Today - we took out fundraiser money for them - sd10 completely ignored me - cool. Want nothing to do with you...

That was quite a RANT. I am JUST SICK OF BEING TREATED LIKE DIRT!

I told not so Dh that I am DONE with her - I'm NOT a parent just like he said SOOOOO - he can parent her and I will "nanny" fsd8 ONLY. he said "No, you can't do that" I said - we'll see.

Comments

StickAFork's picture

I'd like to add... your DH is the real asshole here. SD was WAY out of line with what she said, but if her dad is modeling that kind of disrespect toward you, it's hard to blame her, kwim?

I was married to a man like that.

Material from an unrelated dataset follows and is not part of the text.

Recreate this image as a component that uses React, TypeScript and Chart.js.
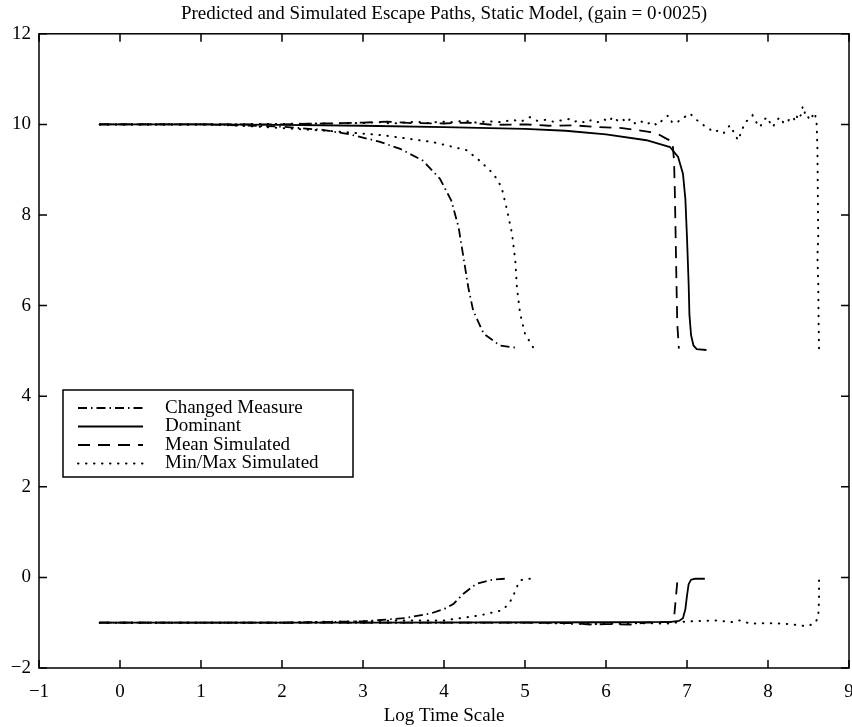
import React, { useEffect, useRef } from "react";
import { Chart, registerables } from "chart.js";

Chart.register(...registerables);

const TITLE = "Predicted and Simulated Escape Paths, Static Model, (gain = 0\u00b70025)";
const X_LABEL = "Log Time Scale";
const X_TICKS = [-1, 0, 1, 2, 3, 4, 5, 6, 7, 8, 9];
const Y_TICKS = [-2, 0, 2, 4, 6, 8, 10, 12];
const LEGEND_LABELS = ["Changed Measure", "Dominant", "Mean Simulated", "Min/Max Simulated"];

type P = [number, number];

// Changed Measure (dash-dot)
const changedUpper: P[] = [
  [-0.25, 10], [1, 10], [1.5, 9.98], [2, 9.95], [2.5, 9.88], [2.84, 9.78], [3.2, 9.62], [3.46, 9.46],
  [3.74, 9.2], [3.95, 8.8], [4.09, 8.32], [4.18, 7.73], [4.24, 7.07], [4.3, 6.4], [4.36, 5.89],
  [4.49, 5.38], [4.69, 5.12], [4.88, 5.07],
];
const changedLower: P[] = [
  [-0.25, -1], [2, -1], [3, -0.97], [3.5, -0.9], [3.83, -0.8], [4.0, -0.7], [4.12, -0.58],
  [4.24, -0.36], [4.4, -0.14], [4.6, -0.05], [4.75, -0.03],
];

// Dominant (solid)
const dominantUpper: P[] = [
  [-0.25, 10], [1, 10], [2, 9.99], [3, 9.97], [4, 9.94], [5, 9.9], [5.5, 9.86], [6, 9.78],
  [6.5, 9.65], [6.79, 9.5], [6.89, 9.28], [6.95, 8.91], [6.98, 8.35], [7.0, 7.5], [7.02, 6.5],
  [7.03, 5.8], [7.05, 5.35], [7.08, 5.12], [7.12, 5.04], [7.24, 5.02],
];
const dominantLower: P[] = [
  [-0.25, -1], [3, -1], [6, -0.99], [6.8, -0.98], [6.9, -0.96], [6.95, -0.9], [6.98, -0.7],
  [7.0, -0.4], [7.02, -0.15], [7.05, -0.05], [7.1, -0.03], [7.22, -0.03],
];

// Mean Simulated (dashed)
const meanUpper: P[] = [
  [-0.25, 10], [1, 10], [2, 10.0], [2.5, 10.02], [3, 10.04], [3.3, 10.06], [3.6, 10.03], [4, 10.02],
  [4.3, 10.04], [4.6, 9.99], [5, 10.0], [5.3, 9.97], [5.6, 9.98], [5.9, 9.94], [6.2, 9.92],
  [6.4, 9.87], [6.55, 9.83], [6.65, 9.78], [6.75, 9.68], [6.82, 9.62], [6.84, 9.2], [6.85, 8.5],
  [6.86, 7.5], [6.87, 6.5], [6.88, 5.6], [6.9, 5.05],
];
const meanLower: P[] = [
  [-0.25, -1], [3, -1], [5, -1], [5.6, -1.01], [5.8, -1.04], [6.0, -1.03], [6.3, -1.04],
  [6.5, -1.0], [6.8, -0.98], [6.84, -0.9], [6.86, -0.5], [6.88, -0.1], [6.9, -0.03],
];

// Min/Max Simulated (dotted)
const minUpper: P[] = [
  [-0.25, 10], [1, 10], [1.5, 9.97], [2, 9.92], [2.63, 9.85], [3.25, 9.76], [3.86, 9.61],
  [4.28, 9.43], [4.44, 9.2], [4.61, 8.91], [4.71, 8.62], [4.77, 8.17], [4.84, 7.59], [4.88, 7.0],
  [4.9, 6.41], [4.94, 5.82], [5.0, 5.38], [5.1, 5.08],
];
const maxUpper: P[] = [
  [-0.25, 10], [1, 10], [2, 10.01], [2.5, 10.02], [3, 10.03], [3.2, 10.05], [3.35, 10.02],
  [3.5, 10.04], [3.65, 10.06], [3.8, 10.03], [3.95, 10.06], [4.1, 10.05], [4.25, 10.08],
  [4.4, 10.04], [4.55, 10.07], [4.7, 10.05], [4.85, 10.1], [4.95, 10.06], [5.06, 10.16],
  [5.15, 10.08], [5.25, 10.1], [5.35, 10.06], [5.45, 10.09], [5.55, 10.12], [5.6, 10.06],
  [5.68, 10.08], [5.75, 10.03], [5.82, 10.1], [5.9, 10.05], [5.97, 10.12], [6.03, 10.06],
  [6.09, 10.17], [6.15, 10.07], [6.2, 10.12], [6.26, 10.04], [6.3, 10.13], [6.36, 10.02],
  [6.42, 10.08], [6.5, 10.0], [6.57, 10.06], [6.63, 9.98], [6.7, 10.1], [6.77, 10.2],
  [6.82, 10.03], [6.88, 10.05], [6.95, 10.14], [7.04, 10.24], [7.1, 10.12], [7.16, 10.05],
  [7.22, 9.96], [7.28, 9.9], [7.32, 9.83], [7.38, 9.86], [7.45, 9.8], [7.5, 9.92], [7.53, 9.98],
  [7.58, 9.82], [7.63, 9.65], [7.68, 9.88], [7.72, 10.05], [7.77, 10.12], [7.81, 10.2],
  [7.85, 10.06], [7.9, 9.94], [7.95, 10.1], [7.99, 10.16], [8.03, 10.02], [8.06, 9.94],
  [8.1, 10.08], [8.15, 10.16], [8.19, 10.04], [8.23, 10.02], [8.27, 10.14], [8.31, 10.16],
  [8.34, 10.06], [8.37, 10.24], [8.4, 10.18], [8.43, 10.4], [8.46, 10.22], [8.48, 10.24],
  [8.51, 10.1], [8.54, 10.13], [8.56, 10.26], [8.58, 10.24], [8.6, 10.02], [8.61, 9.5],
  [8.615, 8.5], [8.62, 7.5], [8.61, 7.1], [8.62, 6.5], [8.625, 5.6], [8.63, 5.05],
];
const minLower: P[] = [
  [-0.25, -1], [2, -1], [2.5, -0.98], [3, -0.97], [3.5, -0.95], [4, -0.95], [4.44, -0.84],
  [4.71, -0.73], [4.78, -0.62], [4.84, -0.47], [4.9, -0.21], [4.94, -0.07], [5.0, -0.03],
  [5.1, -0.03],
];
const maxLower: P[] = [
  [-0.25, -1], [3, -1], [5, -1], [5.8, -1.03], [6.2, -1.02], [6.5, -1.01], [6.75, -1.02],
  [6.95, -0.98], [7.16, -0.96], [7.37, -0.95], [7.57, -0.99], [7.65, -0.95], [7.78, -1.02],
  [7.99, -1.01], [8.19, -1.02], [8.3, -1.04], [8.4, -1.06], [8.48, -1.08], [8.58, -1.01],
  [8.62, -0.88], [8.63, -0.5], [8.63, -0.07],
];

const DASH_DOT = [9, 4, 1.5, 4];
const SOLID: number[] = [];
const DASHED = [12, 8];
const DOTTED = [0.5, 7.5];
const STYLES = [DASH_DOT, SOLID, DASHED, DOTTED];

const FONT = "'Liberation Serif', 'Times New Roman', serif";

function ds(points: P[], dash: number[], label: string) {
  return {
    label,
    data: points.map(([x, y]) => ({ x, y })),
    borderColor: "#000",
    backgroundColor: "#000",
    borderWidth: dash === DOTTED ? 2 : 1.8,
    borderDash: dash,
    borderCapStyle: dash === DOTTED ? "round" : "butt",
    pointRadius: 0,
    fill: false,
    tension: 0,
  };
}

const frameTicks = {
  id: "frameTicks",
  afterDraw(chart: any) {
    const { ctx, chartArea: a, scales } = chart;
    const len = 8;
    ctx.save();
    ctx.strokeStyle = "#000";
    ctx.lineWidth = 1.5;
    ctx.setLineDash([]);
    ctx.strokeRect(a.left, a.top, a.right - a.left, a.bottom - a.top);
    ctx.beginPath();
    for (const v of X_TICKS) {
      const px = scales.x.getPixelForValue(v);
      ctx.moveTo(px, a.bottom);
      ctx.lineTo(px, a.bottom - len);
      ctx.moveTo(px, a.top);
      ctx.lineTo(px, a.top + len);
    }
    for (const v of Y_TICKS) {
      const py = scales.y.getPixelForValue(v);
      ctx.moveTo(a.left, py);
      ctx.lineTo(a.left + len, py);
      ctx.moveTo(a.right, py);
      ctx.lineTo(a.right - len, py);
    }
    ctx.stroke();
    ctx.restore();
  },
};

const boxLegend = {
  id: "boxLegend",
  afterDraw(chart: any) {
    const { ctx, chartArea: a } = chart;
    const left = a.left + 24;
    const top = 390;
    const w = 290;
    const h = 87;
    ctx.save();
    ctx.fillStyle = "#fff";
    ctx.fillRect(left, top, w, h);
    ctx.strokeStyle = "#000";
    ctx.lineWidth = 1.5;
    ctx.setLineDash([]);
    ctx.strokeRect(left, top, w, h);
    ctx.font = `19px ${FONT}`;
    ctx.textBaseline = "middle";
    ctx.textAlign = "left";
    ctx.fillStyle = "#000";
    LEGEND_LABELS.forEach((label, i) => {
      const y = top + 18 + i * 18.5;
      const dash = STYLES[i];
      ctx.beginPath();
      ctx.setLineDash(dash);
      ctx.lineWidth = dash === DOTTED ? 2 : 1.8;
      ctx.lineCap = dash === DOTTED ? "round" : "butt";
      ctx.moveTo(left + 15, y);
      ctx.lineTo(left + 80, y);
      ctx.stroke();
      ctx.setLineDash([]);
      ctx.fillText(label, left + 102, y);
    });
    ctx.restore();
  },
};

export default function App() {
  const ref = useRef<HTMLCanvasElement | null>(null);
  useEffect(() => {
    if (!ref.current) return;
    Chart.defaults.font.family = FONT;
    Chart.defaults.color = "#000";
    const chart = new Chart(ref.current, {
      type: "line",
      data: {
        datasets: [
          ds(changedUpper, DASH_DOT, LEGEND_LABELS[0]),
          ds(changedLower, DASH_DOT, LEGEND_LABELS[0]),
          ds(dominantUpper, SOLID, LEGEND_LABELS[1]),
          ds(dominantLower, SOLID, LEGEND_LABELS[1]),
          ds(meanUpper, DASHED, LEGEND_LABELS[2]),
          ds(meanLower, DASHED, LEGEND_LABELS[2]),
          ds(minUpper, DOTTED, LEGEND_LABELS[3]),
          ds(maxUpper, DOTTED, LEGEND_LABELS[3]),
          ds(minLower, DOTTED, LEGEND_LABELS[3]),
          ds(maxLower, DOTTED, LEGEND_LABELS[3]),
        ] as any,
      },
      options: {
        animation: false,
        responsive: true,
        maintainAspectRatio: false,
        layout: { padding: { left: 0, right: 3, top: 0, bottom: 0 } },
        plugins: {
          legend: { display: false },
          tooltip: { enabled: false },
          title: {
            display: true,
            fullSize: false,
            text: TITLE,
            color: "#000",
            font: { size: 19, weight: "normal", family: FONT },
            padding: { top: 3, bottom: 8 },
          },
        },
        scales: {
          x: {
            type: "linear",
            min: -1,
            max: 9,
            afterFit: (s: any) => { s.height = 59; s.paddingLeft = 0; s.paddingRight = 0; },
            afterBuildTicks: (s: any) => { s.ticks = X_TICKS.map((v) => ({ value: v })); },
            ticks: {
              padding: 13,
              font: { size: 19, family: FONT },
              color: "#000",
              callback: (v: any) => String(v).replace("-", "\u2212"),
            },
            grid: { display: false, drawTicks: false },
            border: { display: false },
            title: {
              display: true,
              text: X_LABEL,
              color: "#000",
              font: { size: 19, family: FONT },
              padding: { top: 0, bottom: 0 },
            },
          },
          y: {
            type: "linear",
            min: -2,
            max: 12,
            afterFit: (s: any) => { s.width = 39; s.paddingTop = 0; s.paddingBottom = 0; },
            afterBuildTicks: (s: any) => { s.ticks = Y_TICKS.map((v) => ({ value: v })); },
            ticks: {
              padding: 8,
              font: { size: 19, family: FONT },
              color: "#000",
              callback: (v: any) => String(v).replace("-", "\u2212"),
            },
            grid: { display: false, drawTicks: false },
            border: { display: false },
          },
        },
      },
      plugins: [frameTicks, boxLegend],
    } as any);
    return () => chart.destroy();
  }, []);
  return (
    <div style={{ position: "fixed", left: 0, top: 0, width: 852, height: 727, background: "#fff" }}>
      <canvas ref={ref} />
    </div>
  );
}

Notice I said "WAS." It took an awful lot to leave that abusive prick, but I have NEVER regretted it.
Just sayin

unbelieveable's picture

Yes, he is a REAL ASS! We've had blowups before rarely in front of the kids but THIS was just INSANELY innapropriate and I have told him MULTIPLE times NEVER EVER to act like this in front of those kids - they will THINK that is okay or worse - what a healthy relationship is.

We have had multiple conflicts (after the children were at home) about his downplaying what I am doing or correcting me after I have told them NOT to do something...or disagreeing with me about something the kids have done, etc. which I think is a NORMAL step thing - but this - this was just out of line and I can't even look at HIM.

This isn't the first time sd10 has done something like this - she ALWAYS does things like this - she has NO respect for me and she should NEVER talk to ANY adult like that - but because her father was being SO disrespectful - of course she thought she could be too (what am I saying? SHE ALWAYS IS!)- he said he "had a talk with her" about this which is why she tried to apologize but I just don't want to deal with it anymore. I WILL NOT EVER PUT UP WITH HIM DOING THAT EVER AGAIN - and as for her - like he said - I am NOT a parent - so he can do the parenting ALONE! That child has no chance because she has two parents who don't parent. And I am sure I am NOT the only sort of step on here that has a DH who has just given up and quit parenting. GRRRRRRRRRRRRRRRRRRRRRR. I need to send him an angry email because he can't fight back over email lol - but - I think I will just wait and he can get a taste of what it's like to do it all alone.

unbelieveable's picture

Thanks everyone...

For awhile we were on the same page - he WANTED me to correct them - we were a TEAM. We WERE doing very well - and then if you go back a few posts when I posted about taking away computer privileges that's when he started taking away my "parenting" privileges we were working on together - all of a sudden Step10 reigned Queen - I have NO idea where it came from. I am assuming it was because BM had called several times saying to TAKE HER - SHE DIDN'T WANT HER - and he felt bad? So now - she is getting what she wants while I get the punishment.

This IS the worst of the WORST. Every couple bickers - we do. BUT - this was the WORST and it was over NOTHING. And I hope I NEVER forget about this either - though this will be dragged out by my Self so I don't forget that I AM NOT A PARENT and I was just a nanny. Those words were VERY hurtful. And it reminded me of WHY i have not accepted an engagement.

Let the disengaging begin...AGAIN!

p.s. his twin has moved back in AGAIN after fighting with his baby momma and putting a hole in their nursery wall - she booted him. These twins have anger issues? I think so! And I think their mommy comes to their rescue by placing the blame on US (the girlfriends) by saying, "No one messes with my boys or grandchildren - you don't like the kids blah blah) WRONG - We don't have issues with children - we have issues with their behavior and the parents that don't discipline which is why the kids are this way....what a disaster.